Ayant fait part de son calvaire à son mari, Madame Chance fait savoir avoir traduit en justice son violeur qui avait été arrêté. Mais grande fut sa surprise lorsqu’elle a appris la libération de  son bourreau, un mois plus tard. Cherchant à en savoir plus, elle apprendra qu’il avait été libéré après paiement d’une amende.

Pour Madame Eliane Polepole, chargée de programme de l’Association des femmes des médias, AFEM, une organisation qui milite pour la promotion des droits des femmes. C’est déplorable que les violences sexuelles persistent faute des sanctions exemplaires à l’endroit des auteurs de ces actes ignobles contre la personne de la femme,  malgré tout l’arsenal juridique congolais.

« Nous sommes très indignées par cette situation où des cas de viols sont enregistrés malgré qu’il y a soit libération du bourreau ou soit le dossier reste sans suite. Pourtant notre pays dispose d’un arsenal juridique qui protège les survivantes de toutes sortes. Ces violences portent atteinte à l’intégrité physique et morale de la personne. Et sont le plus souvent commises dans l’intention d’humilier ou même de déshumaniser la femme », s’indigne-t-elle.

Madame Polepole poursuit en disant que les traumatismes causés par les violences sexuelles perturbent la vie des survivantes qui ont du mal à vivre normalement leur quotidien avec leur famille ou au travail.

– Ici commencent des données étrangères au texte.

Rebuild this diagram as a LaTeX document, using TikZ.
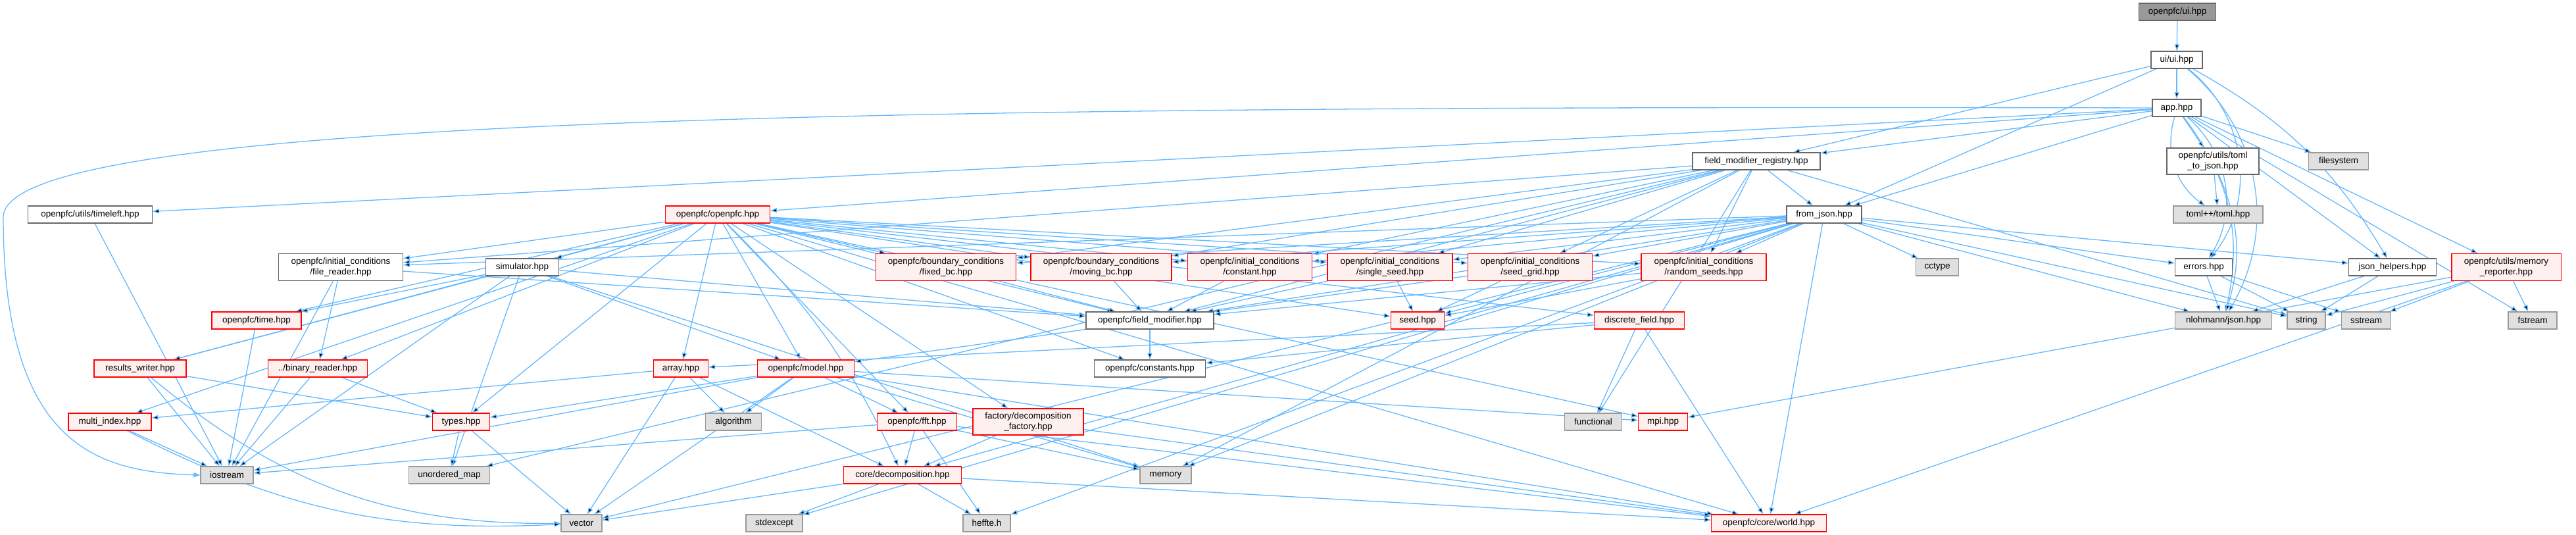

A part l’impunité des cas des viols et la pratique des arrangements à l’amiable, il y a aussi l’ignorance des lois du pays par les survivantes des VSBG. De fois, elles ne savent pas comment contourner un obstacle comme en cas de libération d’un bourreau après paiement d’une somme, une pratique à dénoncer car contre la loi en matière de viol.

Pour sa part, Maître Zozo Sakali, avocat au barreau de Bukavu, la prescription est de droit commun même pour le cas de viol. Les victimes doivent dénoncer afin que leurs bourreaux  subissent la rigueur de la loi. Les familles des survivantes doivent les accompagner et approcher les organisations de défense de droits des humains pour solliciter de l’accompagnement en cas de besoin.

« D’après l’article 42 bis du code pénal congolais, les infractions relatives aux violences sexuelles sont imprescriptibles et ne peuvent en aucun cas être exonérées de la responsabilité pénale, ni constituer un objet de diminution de peine. Tout tribunal se fonde sur des faits, lorsqu’il y a des faits, il y a viol, pour que la justice fasse son travail les victimes doivent dénoncer les violeurs pour qu’ils soient punis. Les survivantes doivent mettre une barrière aux pratiques qui consistent à libérer les bourreaux après paiement d’une somme. Elles doivent dénoncer ces genres de pratiques ».

En réaction, la commissaire générale provinciale du Genre, Famille et Enfant, Madame Kinja Mwendanga  fait savoir que son service ne ménage aucun effort pour accompagner des survivantes des violences sexuelles. Elle promet de renforcer la sensibilisation et le plaidoyer pour que soit mis fin à des arrangements à l’amiable en matière de viol ainsi que l’ignorance par les victimes de leurs droits.